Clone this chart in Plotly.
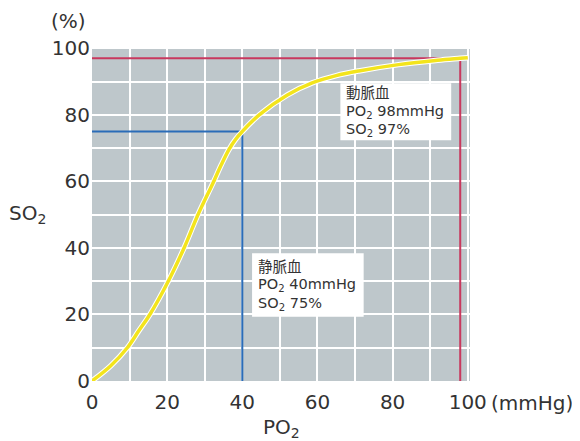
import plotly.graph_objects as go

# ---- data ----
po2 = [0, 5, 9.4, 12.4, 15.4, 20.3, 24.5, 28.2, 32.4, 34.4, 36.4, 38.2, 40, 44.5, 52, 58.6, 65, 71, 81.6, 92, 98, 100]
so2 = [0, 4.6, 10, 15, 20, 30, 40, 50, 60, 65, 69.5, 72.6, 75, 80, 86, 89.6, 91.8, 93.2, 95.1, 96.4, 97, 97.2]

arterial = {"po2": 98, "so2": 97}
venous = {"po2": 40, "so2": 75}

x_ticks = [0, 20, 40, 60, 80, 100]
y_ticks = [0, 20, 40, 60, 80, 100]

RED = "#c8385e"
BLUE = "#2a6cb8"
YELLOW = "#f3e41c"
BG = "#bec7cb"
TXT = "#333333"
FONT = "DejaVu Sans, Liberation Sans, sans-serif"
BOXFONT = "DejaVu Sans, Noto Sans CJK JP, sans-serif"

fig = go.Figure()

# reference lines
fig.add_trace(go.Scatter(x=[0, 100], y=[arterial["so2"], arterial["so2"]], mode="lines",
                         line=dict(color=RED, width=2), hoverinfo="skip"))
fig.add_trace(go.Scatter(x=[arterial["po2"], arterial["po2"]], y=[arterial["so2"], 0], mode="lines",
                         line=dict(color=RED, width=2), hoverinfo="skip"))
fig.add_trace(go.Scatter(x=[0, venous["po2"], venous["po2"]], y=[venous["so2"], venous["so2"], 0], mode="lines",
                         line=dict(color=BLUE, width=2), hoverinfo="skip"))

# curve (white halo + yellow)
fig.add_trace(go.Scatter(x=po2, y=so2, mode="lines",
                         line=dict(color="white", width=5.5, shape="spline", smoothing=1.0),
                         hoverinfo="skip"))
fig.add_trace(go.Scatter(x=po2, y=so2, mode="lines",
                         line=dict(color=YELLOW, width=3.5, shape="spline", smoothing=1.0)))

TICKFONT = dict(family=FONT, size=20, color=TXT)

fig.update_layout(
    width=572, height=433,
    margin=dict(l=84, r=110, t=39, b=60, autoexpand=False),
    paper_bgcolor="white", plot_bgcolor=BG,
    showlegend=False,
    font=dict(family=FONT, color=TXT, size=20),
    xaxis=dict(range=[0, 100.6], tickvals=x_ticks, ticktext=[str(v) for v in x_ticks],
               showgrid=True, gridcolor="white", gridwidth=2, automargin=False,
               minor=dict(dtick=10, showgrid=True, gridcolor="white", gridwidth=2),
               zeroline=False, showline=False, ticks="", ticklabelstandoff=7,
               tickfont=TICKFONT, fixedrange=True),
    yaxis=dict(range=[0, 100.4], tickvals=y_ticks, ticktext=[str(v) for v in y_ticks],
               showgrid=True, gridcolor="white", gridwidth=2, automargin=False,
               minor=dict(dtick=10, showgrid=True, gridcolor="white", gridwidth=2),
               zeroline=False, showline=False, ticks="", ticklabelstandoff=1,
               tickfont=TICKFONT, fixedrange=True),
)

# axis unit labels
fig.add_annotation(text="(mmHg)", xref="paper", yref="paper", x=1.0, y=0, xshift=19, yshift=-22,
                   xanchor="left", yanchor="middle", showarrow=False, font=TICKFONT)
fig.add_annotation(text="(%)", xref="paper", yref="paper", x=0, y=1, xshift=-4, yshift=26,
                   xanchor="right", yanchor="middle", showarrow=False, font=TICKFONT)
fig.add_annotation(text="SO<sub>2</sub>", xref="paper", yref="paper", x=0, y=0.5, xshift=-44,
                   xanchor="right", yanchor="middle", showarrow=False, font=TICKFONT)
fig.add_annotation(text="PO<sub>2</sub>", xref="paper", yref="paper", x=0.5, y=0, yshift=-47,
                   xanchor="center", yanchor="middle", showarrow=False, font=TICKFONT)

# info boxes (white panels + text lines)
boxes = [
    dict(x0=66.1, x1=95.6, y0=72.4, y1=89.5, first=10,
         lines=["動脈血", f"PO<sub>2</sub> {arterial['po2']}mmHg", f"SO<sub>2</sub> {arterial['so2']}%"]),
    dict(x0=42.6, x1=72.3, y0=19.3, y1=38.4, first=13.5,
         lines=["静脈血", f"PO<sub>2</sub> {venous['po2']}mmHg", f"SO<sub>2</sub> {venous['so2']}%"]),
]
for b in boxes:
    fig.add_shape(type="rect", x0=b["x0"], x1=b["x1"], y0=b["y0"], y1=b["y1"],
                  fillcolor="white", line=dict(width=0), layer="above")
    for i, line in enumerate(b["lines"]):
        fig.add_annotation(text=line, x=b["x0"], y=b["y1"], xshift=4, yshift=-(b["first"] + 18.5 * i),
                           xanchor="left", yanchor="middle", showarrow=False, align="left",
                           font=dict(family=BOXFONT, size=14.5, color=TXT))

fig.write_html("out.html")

::::::

Your objective →
Transcribe the listing in full. Omit the pictures and keep every line exact.

Exercise answer →
Clone this chart in Plotly.
import plotly.graph_objects as go

# ---- data ----
po2 = [0, 5, 9.4, 12.4, 15.4, 20.3, 24.5, 28.2, 32.4, 34.4, 36.4, 38.2, 40, 44.5, 52, 58.6, 65, 71, 81.6, 92, 98, 100]
so2 = [0, 4.6, 10, 15, 20, 30, 40, 50, 60, 65, 69.5, 72.6, 75, 80, 86, 89.6, 91.8, 93.2, 95.1, 96.4, 97, 97.2]

arterial = {"po2": 98, "so2": 97}
venous = {"po2": 40, "so2": 75}

x_ticks = [0, 20, 40, 60, 80, 100]
y_ticks = [0, 20, 40, 60, 80, 100]

RED = "#c8385e"
BLUE = "#2a6cb8"
YELLOW = "#f3e41c"
BG = "#bec7cb"
TXT = "#333333"
FONT = "DejaVu Sans, Liberation Sans, sans-serif"
BOXFONT = "DejaVu Sans, Noto Sans CJK JP, sans-serif"

fig = go.Figure()

# reference lines
fig.add_trace(go.Scatter(x=[0, 100], y=[arterial["so2"], arterial["so2"]], mode="lines",
                         line=dict(color=RED, width=2), hoverinfo="skip"))
fig.add_trace(go.Scatter(x=[arterial["po2"], arterial["po2"]], y=[arterial["so2"], 0], mode="lines",
                         line=dict(color=RED, width=2), hoverinfo="skip"))
fig.add_trace(go.Scatter(x=[0, venous["po2"], venous["po2"]], y=[venous["so2"], venous["so2"], 0], mode="lines",
                         line=dict(color=BLUE, width=2), hoverinfo="skip"))

# curve (white halo + yellow)
fig.add_trace(go.Scatter(x=po2, y=so2, mode="lines",
                         line=dict(color="white", width=5.5, shape="spline", smoothing=1.0),
                         hoverinfo="skip"))
fig.add_trace(go.Scatter(x=po2, y=so2, mode="lines",
                         line=dict(color=YELLOW, width=3.5, shape="spline", smoothing=1.0)))

TICKFONT = dict(family=FONT, size=20, color=TXT)

fig.update_layout(
    width=572, height=433,
    margin=dict(l=84, r=110, t=39, b=60, autoexpand=False),
    paper_bgcolor="white", plot_bgcolor=BG,
    showlegend=False,
    font=dict(family=FONT, color=TXT, size=20),
    xaxis=dict(range=[0, 100.6], tickvals=x_ticks, ticktext=[str(v) for v in x_ticks],
               showgrid=True, gridcolor="white", gridwidth=2, automargin=False,
               minor=dict(dtick=10, showgrid=True, gridcolor="white", gridwidth=2),
               zeroline=False, showline=False, ticks="", ticklabelstandoff=7,
               tickfont=TICKFONT, fixedrange=True),
    yaxis=dict(range=[0, 100.4], tickvals=y_ticks, ticktext=[str(v) for v in y_ticks],
               showgrid=True, gridcolor="white", gridwidth=2, automargin=False,
               minor=dict(dtick=10, showgrid=True, gridcolor="white", gridwidth=2),
               zeroline=False, showline=False, ticks="", ticklabelstandoff=1,
               tickfont=TICKFONT, fixedrange=True),
)

# axis unit labels
fig.add_annotation(text="(mmHg)", xref="paper", yref="paper", x=1.0, y=0, xshift=19, yshift=-22,
                   xanchor="left", yanchor="middle", showarrow=False, font=TICKFONT)
fig.add_annotation(text="(%)", xref="paper", yref="paper", x=0, y=1, xshift=-4, yshift=26,
                   xanchor="right", yanchor="middle", showarrow=False, font=TICKFONT)
fig.add_annotation(text="SO<sub>2</sub>", xref="paper", yref="paper", x=0, y=0.5, xshift=-44,
                   xanchor="right", yanchor="middle", showarrow=False, font=TICKFONT)
fig.add_annotation(text="PO<sub>2</sub>", xref="paper", yref="paper", x=0.5, y=0, yshift=-47,
                   xanchor="center", yanchor="middle", showarrow=False, font=TICKFONT)

# info boxes (white panels + text lines)
boxes = [
    dict(x0=66.1, x1=95.6, y0=72.4, y1=89.5, first=10,
         lines=["動脈血", f"PO<sub>2</sub> {arterial['po2']}mmHg", f"SO<sub>2</sub> {arterial['so2']}%"]),
    dict(x0=42.6, x1=72.3, y0=19.3, y1=38.4, first=13.5,
         lines=["静脈血", f"PO<sub>2</sub> {venous['po2']}mmHg", f"SO<sub>2</sub> {venous['so2']}%"]),
]
for b in boxes:
    fig.add_shape(type="rect", x0=b["x0"], x1=b["x1"], y0=b["y0"], y1=b["y1"],
                  fillcolor="white", line=dict(width=0), layer="above")
    for i, line in enumerate(b["lines"]):
        fig.add_annotation(text=line, x=b["x0"], y=b["y1"], xshift=4, yshift=-(b["first"] + 18.5 * i),
                           xanchor="left", yanchor="middle", showarrow=False, align="left",
                           font=dict(family=BOXFONT, size=14.5, color=TXT))

fig.write_html("out.html")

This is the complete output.